Il y a une fracture très profonde, ethniquement, entre les communautés.
Quelle est la situation des communes ?
Elles sont toutes en difficulté. Et plus la commune est grosse, plus les engagements sont importants, plus les échéances en termes d’investissement sont importantes. Elles devront faire des choix sur des projets qu’elles sont en capacité financière de poursuivre et d’autres qu’elles abandonneront. Et ça va nous imposer de répartir les fonds publics de l’État. On s’adaptera. Elles pourront demander que des financements soient redéployés sur d’autres projets qu’elles sont en mesure de réaliser.
C’est possible ?
Normalement, non. Quand on s’engage, on signe pour quelque chose de précis. Nous avons les contrats de développement et des appels à projets. Il y aura des modifications. J’ai prévenu l’autorité politique qu’il faudra être souple pour les accompagner efficacement.
Quel sera, selon vous, le signe permettant de lever la mobilisation des forces de l’ordre ? Croyez-vous en une solution politique ?
J’aimerais bien pouvoir répondre. Un accord politique ? C’est sûr qu’il aurait été préférable de le trouver. Parce qu’après le 3e référendum, bien qu’il soit contesté, on est arrivés au bout de l’accord de Nouméa. Il faut trouver autre chose. Et on n’a pas réussi à trouver un accord pour garantir des visibilités, des perspectives pour la Nouvelle-Calédonie. On a mis un an et demi pour aboutir au constat que personne n’était d’accord et là, ça ne peut pas attendre un an et demi. C’est tout de suite. Je ne pense pas que le territoire a déjà connu une telle accumulation de difficultés. Donc on peut raconter des tas de choses, mais mettez-vous à la place d’une famille qui a perdu ses ressources. Le problème, c’est le quotidien des gens.
Pour moi, représentant de l’État, c’est très préoccupant. Et selon moi, la difficulté se place au-delà de la recherche d’un accord : il y a une fracture très profonde, ethniquement, entre les communautés.
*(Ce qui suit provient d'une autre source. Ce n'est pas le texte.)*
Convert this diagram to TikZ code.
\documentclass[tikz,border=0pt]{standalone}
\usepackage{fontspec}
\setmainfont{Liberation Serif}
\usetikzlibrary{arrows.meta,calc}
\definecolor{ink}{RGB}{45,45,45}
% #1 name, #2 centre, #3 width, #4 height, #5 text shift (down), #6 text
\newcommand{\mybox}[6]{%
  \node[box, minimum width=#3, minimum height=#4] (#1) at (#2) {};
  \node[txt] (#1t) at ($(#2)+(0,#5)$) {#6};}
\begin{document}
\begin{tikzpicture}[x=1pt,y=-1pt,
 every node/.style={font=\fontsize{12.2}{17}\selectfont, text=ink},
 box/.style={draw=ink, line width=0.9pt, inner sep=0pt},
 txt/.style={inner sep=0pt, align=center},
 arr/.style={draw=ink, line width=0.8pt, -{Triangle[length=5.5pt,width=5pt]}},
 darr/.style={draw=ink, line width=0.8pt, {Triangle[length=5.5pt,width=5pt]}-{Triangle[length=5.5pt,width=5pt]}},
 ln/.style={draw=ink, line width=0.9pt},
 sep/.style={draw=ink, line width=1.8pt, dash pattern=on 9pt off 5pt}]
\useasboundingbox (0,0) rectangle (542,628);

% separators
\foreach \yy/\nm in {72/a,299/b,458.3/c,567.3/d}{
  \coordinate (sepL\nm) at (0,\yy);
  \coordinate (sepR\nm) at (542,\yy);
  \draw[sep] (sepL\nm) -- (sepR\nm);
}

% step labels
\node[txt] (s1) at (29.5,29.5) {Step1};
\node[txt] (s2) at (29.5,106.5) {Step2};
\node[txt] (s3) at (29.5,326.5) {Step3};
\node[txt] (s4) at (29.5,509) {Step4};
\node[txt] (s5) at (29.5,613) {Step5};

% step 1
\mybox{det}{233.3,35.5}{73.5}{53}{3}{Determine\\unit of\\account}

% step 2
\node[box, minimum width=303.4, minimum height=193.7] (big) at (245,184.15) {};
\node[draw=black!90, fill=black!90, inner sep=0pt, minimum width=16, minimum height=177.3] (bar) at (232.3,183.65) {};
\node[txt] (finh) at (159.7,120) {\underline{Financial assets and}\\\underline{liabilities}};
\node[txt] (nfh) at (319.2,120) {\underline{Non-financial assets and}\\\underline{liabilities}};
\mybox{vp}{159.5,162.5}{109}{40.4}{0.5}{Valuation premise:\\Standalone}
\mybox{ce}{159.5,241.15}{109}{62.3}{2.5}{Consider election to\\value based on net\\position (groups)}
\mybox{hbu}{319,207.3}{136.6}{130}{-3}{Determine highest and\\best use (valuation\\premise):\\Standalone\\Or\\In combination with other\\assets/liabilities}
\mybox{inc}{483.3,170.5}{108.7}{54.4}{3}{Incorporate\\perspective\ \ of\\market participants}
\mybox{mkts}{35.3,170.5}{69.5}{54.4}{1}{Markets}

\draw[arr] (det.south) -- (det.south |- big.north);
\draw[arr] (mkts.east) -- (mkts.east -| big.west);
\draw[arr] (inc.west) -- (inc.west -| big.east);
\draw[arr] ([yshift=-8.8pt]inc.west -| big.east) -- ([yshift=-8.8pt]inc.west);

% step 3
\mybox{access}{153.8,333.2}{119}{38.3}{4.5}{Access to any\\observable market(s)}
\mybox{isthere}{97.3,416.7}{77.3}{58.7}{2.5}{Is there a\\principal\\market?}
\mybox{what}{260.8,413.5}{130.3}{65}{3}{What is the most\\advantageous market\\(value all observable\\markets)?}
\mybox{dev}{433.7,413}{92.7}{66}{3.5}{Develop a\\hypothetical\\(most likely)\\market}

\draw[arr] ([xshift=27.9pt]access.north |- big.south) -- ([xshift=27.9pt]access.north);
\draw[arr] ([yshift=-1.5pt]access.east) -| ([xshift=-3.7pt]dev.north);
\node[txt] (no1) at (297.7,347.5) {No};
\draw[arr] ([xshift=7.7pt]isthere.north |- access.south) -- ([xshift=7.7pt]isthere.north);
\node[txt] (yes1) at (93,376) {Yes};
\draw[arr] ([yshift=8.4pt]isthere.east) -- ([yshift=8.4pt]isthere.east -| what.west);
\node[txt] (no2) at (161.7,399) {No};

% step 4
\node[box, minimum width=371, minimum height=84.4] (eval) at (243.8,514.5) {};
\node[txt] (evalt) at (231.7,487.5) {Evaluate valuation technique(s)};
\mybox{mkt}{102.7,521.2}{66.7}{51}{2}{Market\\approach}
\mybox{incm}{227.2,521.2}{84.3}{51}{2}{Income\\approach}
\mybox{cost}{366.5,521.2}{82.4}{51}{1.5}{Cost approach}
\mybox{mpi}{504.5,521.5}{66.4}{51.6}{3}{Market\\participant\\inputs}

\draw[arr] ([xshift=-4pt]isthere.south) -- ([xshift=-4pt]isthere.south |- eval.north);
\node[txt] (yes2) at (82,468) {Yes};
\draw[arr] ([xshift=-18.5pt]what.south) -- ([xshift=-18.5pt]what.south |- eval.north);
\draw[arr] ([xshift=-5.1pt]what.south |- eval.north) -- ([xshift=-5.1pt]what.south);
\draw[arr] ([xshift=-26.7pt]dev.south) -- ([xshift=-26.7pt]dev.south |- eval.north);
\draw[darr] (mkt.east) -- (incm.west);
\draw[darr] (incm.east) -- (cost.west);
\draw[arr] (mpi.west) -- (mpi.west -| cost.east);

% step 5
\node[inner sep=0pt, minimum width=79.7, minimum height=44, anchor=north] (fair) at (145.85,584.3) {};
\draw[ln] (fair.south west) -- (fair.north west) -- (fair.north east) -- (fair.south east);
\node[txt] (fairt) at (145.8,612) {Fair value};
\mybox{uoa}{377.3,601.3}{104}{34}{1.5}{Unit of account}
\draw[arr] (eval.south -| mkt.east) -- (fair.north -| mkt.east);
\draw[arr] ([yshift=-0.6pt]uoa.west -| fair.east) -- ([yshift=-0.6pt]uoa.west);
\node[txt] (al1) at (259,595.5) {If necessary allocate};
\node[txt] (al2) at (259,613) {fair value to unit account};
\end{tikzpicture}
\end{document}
La première chose à faire est de la réduire, que les populations réapprennent à vivre ensemble. Ce fameux vivre ensemble dont on parle beaucoup a été, je pense, bien abîmé.
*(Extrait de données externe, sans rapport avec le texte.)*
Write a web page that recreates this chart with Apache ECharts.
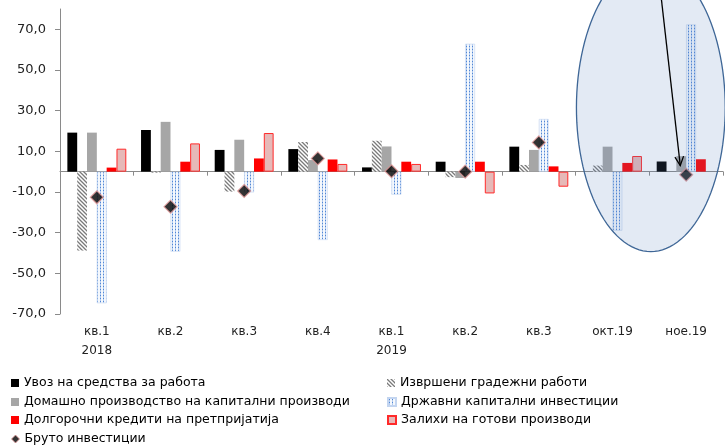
<!DOCTYPE html>
<html>
<head>
<meta charset="utf-8">
<script src="https://cdn.jsdelivr.net/npm/echarts@6/dist/echarts.min.js"></script>
<style>
  html, body { margin: 0; padding: 0; background: #fff; }
  #main { width: 725px; height: 445px; }
</style>
</head>
<body>
<div id="main"></div>
<script>
// Categories (quarters of 2018-2019, then months)
const categories = ['кв.1\n2018', 'кв.2', 'кв.3', 'кв.4', 'кв.1\n2019', 'кв.2', 'кв.3', 'окт.19', 'ное.19'];

// Series values, annual % change
const importsEquipment = [19.2, 20.5, 10.7, 11.1, 2.1, 4.9, 12.3, null, 5.0];
const constructionWorks = [-38.8, -0.5, -9.8, 14.6, 15.2, -2.7, 3.3, 3.0, null];
const domesticCapital = [19.2, 24.5, 15.7, 5.7, 12.4, -3.1, 10.7, 12.3, 7.6];
const govInvestment = [-64.7, -39.3, -10.2, -33.6, -11.3, 62.9, 25.9, -29.0, 72.4];
const longTermCredit = [2.0, 4.9, 6.5, 6.0, 4.9, 4.9, 2.6, 4.3, 6.1];
const finishedStocks = [11.3, 13.9, 19.0, 3.8, 3.8, -10.7, -7.4, 7.7, null];
const grossInvestment = [-12.6, -17.2, -9.5, 6.5, 0.2, 0.0, 14.4, null, -1.5];

// Value-axis tick labels
const yTicks = [-70, -50, -30, -10, 10, 30, 50, 70];

const FONT = 'DejaVu Sans';

// Fill patterns
function hatchPattern() {
  const c = document.createElement('canvas');
  c.width = 4; c.height = 4;
  const g = c.getContext('2d');
  g.fillStyle = '#ffffff';
  g.fillRect(0, 0, 4, 4);
  g.strokeStyle = '#7a7a7a';
  g.lineWidth = 1.3;
  g.beginPath();
  g.moveTo(-1, -1); g.lineTo(5, 5);
  g.moveTo(-1, 3); g.lineTo(1, 5);
  g.moveTo(3, -1); g.lineTo(5, 1);
  g.stroke();
  return { image: c, repeat: 'repeat' };
}
function dotPattern() {
  const c = document.createElement('canvas');
  c.width = 3; c.height = 3;
  const g = c.getContext('2d');
  g.fillStyle = '#f4f8fd';
  g.fillRect(0, 0, 3, 3);
  g.fillStyle = '#b3cbee';
  g.fillRect(1, 0, 1, 3);
  g.fillStyle = '#4f86d6';
  g.fillRect(1, 1, 1, 1);
  return { image: c, repeat: 'repeat' };
}

const chart = echarts.init(document.getElementById('main'), null, { renderer: 'canvas' });

function bar(name, data, itemStyle) {
  return {
    name, type: 'bar', data,
    xAxisIndex: 0, yAxisIndex: 0,
    barGap: '0%', barCategoryGap: '20%',
    itemStyle
  };
}

// One legend row per entry, laid out in two columns
const legendText = { fontFamily: FONT, fontSize: 12.5, color: '#000', lineHeight: 14 };
function legendRow(item, left, centerY) {
  return {
    left, top: centerY - 7, orient: 'horizontal', padding: 0,
    itemWidth: 8, itemHeight: 8, textStyle: legendText,
    data: [item]
  };
}

const option = {
  animation: false,
  backgroundColor: '#ffffff',
  grid: { left: 60, right: 2, top: 9, bottom: 131, containLabel: false },
  xAxis: [
    {
      type: 'category', data: categories, position: 'bottom',
      axisLine: { onZero: true, lineStyle: { color: '#8a8a8a', width: 1 } },
      axisTick: { show: true, length: 4, lineStyle: { color: '#8a8a8a' } },
      axisLabel: { show: false },
      splitLine: { show: false }
    },
    {
      type: 'category', data: categories, position: 'bottom',
      axisLine: { show: false, onZero: false },
      axisTick: { show: false },
      axisLabel: { show: true, margin: 8, fontFamily: FONT, fontSize: 12, color: '#222', lineHeight: 19 },
      splitLine: { show: false }
    }
  ],
  yAxis: {
    type: 'value', min: -70, max: 80,
    axisLine: { show: true, lineStyle: { color: '#8a8a8a' } },
    axisTick: { show: true, length: 5, customValues: yTicks, lineStyle: { color: '#8a8a8a' } },
    axisLabel: {
      customValues: yTicks, margin: 14,
      fontFamily: FONT, fontSize: 13, color: '#222',
      formatter: v => v.toFixed(1).replace('.', ',')
    },
    splitLine: { show: false }
  },
  legend: [
    legendRow({ name: 'Увоз на средства за работа', icon: 'rect' }, 11, 383),
    legendRow({ name: 'Домашно производство на капитални производи', icon: 'rect' }, 11, 402),
    legendRow({ name: 'Долгорочни кредити на претпријатија', icon: 'rect' }, 11, 420),
    legendRow({ name: 'Бруто инвестиции', icon: 'diamond',
      itemStyle: { color: '#000', borderColor: '#e39a9a', borderWidth: 1 } }, 11, 439),
    legendRow({ name: 'Извршени градежни работи', icon: 'rect' }, 387, 383),
    legendRow({ name: 'Државни капитални инвестиции', icon: 'rect' }, 387, 402),
    legendRow({ name: 'Залихи на готови производи', icon: 'rect' }, 387, 420)
  ],
  series: [
    bar('Увоз на средства за работа', importsEquipment, { color: '#000000' }),
    bar('Извршени градежни работи', constructionWorks, { color: hatchPattern() }),
    bar('Домашно производство на капитални производи', domesticCapital, { color: '#a6a6a6' }),
    bar('Државни капитални инвестиции', govInvestment, { color: dotPattern(), borderColor: '#c3d5f0', borderWidth: 0.6 }),
    bar('Долгорочни кредити на претпријатија', longTermCredit, { color: '#ff0000' }),
    bar('Залихи на готови производи', finishedStocks, { color: '#e6b9b8', borderColor: '#ff2a2a', borderWidth: 1 }),
    {
      name: 'Бруто инвестиции', type: 'scatter', data: grossInvestment,
      xAxisIndex: 0, yAxisIndex: 0,
      symbol: 'diamond', symbolSize: 13, z: 5,
      itemStyle: { color: '#000000', borderColor: '#e39a9a', borderWidth: 1.2 }
    }
  ]
};

chart.setOption(option);

// Highlight ellipse around the latest months and an arrow pointing at the last value
const px = (i, v) => chart.convertToPixel({ xAxisIndex: 0, yAxisIndex: 0 }, [i, v]);
const p7 = px(7, 0), p8 = px(8, 0);
const catW = p8[0] - p7[0];
const cx = (p7[0] + p8[0]) / 2 + 1.5;
const cy = px(8, 31.5)[1];
const ry = px(8, 0)[1] - px(8, 70.8)[1];
const rx = catW * 1.01;
const pts = [];
for (let k = 0; k < 120; k++) {
  const t = (k / 120) * Math.PI * 2;
  pts.push([cx + rx * Math.cos(t), cy + ry * Math.sin(t)]);
}
const tip = [p8[0] - catW * 0.08, px(8, 3)[1]];
const tail = [p8[0] - catW * 0.34, px(8, 86)[1]];
const ang = Math.atan2(tip[1] - tail[1], tip[0] - tail[0]);
const headLen = 10, headAng = 0.45;
const h1 = [tip[0] - headLen * Math.cos(ang - headAng), tip[1] - headLen * Math.sin(ang - headAng)];
const h2 = [tip[0] - headLen * Math.cos(ang + headAng), tip[1] - headLen * Math.sin(ang + headAng)];

chart.setOption({
  graphic: [
    {
      type: 'polygon', z: 100, silent: true,
      shape: { points: pts },
      style: { fill: 'rgba(90,132,192,0.17)', stroke: '#3e6696', lineWidth: 1.3 }
    },
    {
      type: 'polyline', z: 101, silent: true,
      shape: { points: [tail, tip] },
      style: { stroke: '#000', lineWidth: 1.3, fill: null }
    },
    {
      type: 'polyline', z: 101, silent: true,
      shape: { points: [h1, tip, h2] },
      style: { stroke: '#000', lineWidth: 1.3, fill: null }
    }
  ]
});
</script>
</body>
</html>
Emmanuel Macron a annoncé une réunion fin septembre. Est-elle confirmée ?
Je ne confirme rien parce que je n’y étais pas, je n’en ai pas été officiellement informé. Ça a été dit aux parlementaires qui l’ont rencontré. Ils ont restitué ce qu’ils ont entendu et compris.
Sentez-vous les acteurs politiques locaux s’engager sur la voie de la reprise des discussions ?
J’ai participé à toutes les réunions qui se sont déroulées à Nouméa et à Paris. C’était deux pas en avant, trois pas en arrière. C’est un échec tout simplement. Et tout le monde est concerné. Maintenant, toutes ces réflexions vont pouvoir alimenter celles et ceux qui vont se concentrer sur la recherche d’un accord politique. Mais on ne pourra pas faire table rase de tout ce qui s’est passé depuis le 13 mai.
Quelles sont les positions sur les élections ?
C’est un sujet qui a été abordé par la ministre déléguée avec toutes les délégations. Il y en a qui les veulent cette année, les autres l’année prochaine. Rien que cela, c’est un sujet. Et avec quel corps électoral ? Il y a ceux qui considèrent que ça y est, le dégel est enterré, et d’autres pas du tout. On est dans un tunnel d’incertitudes politiques, économiques, financières et sécuritaires.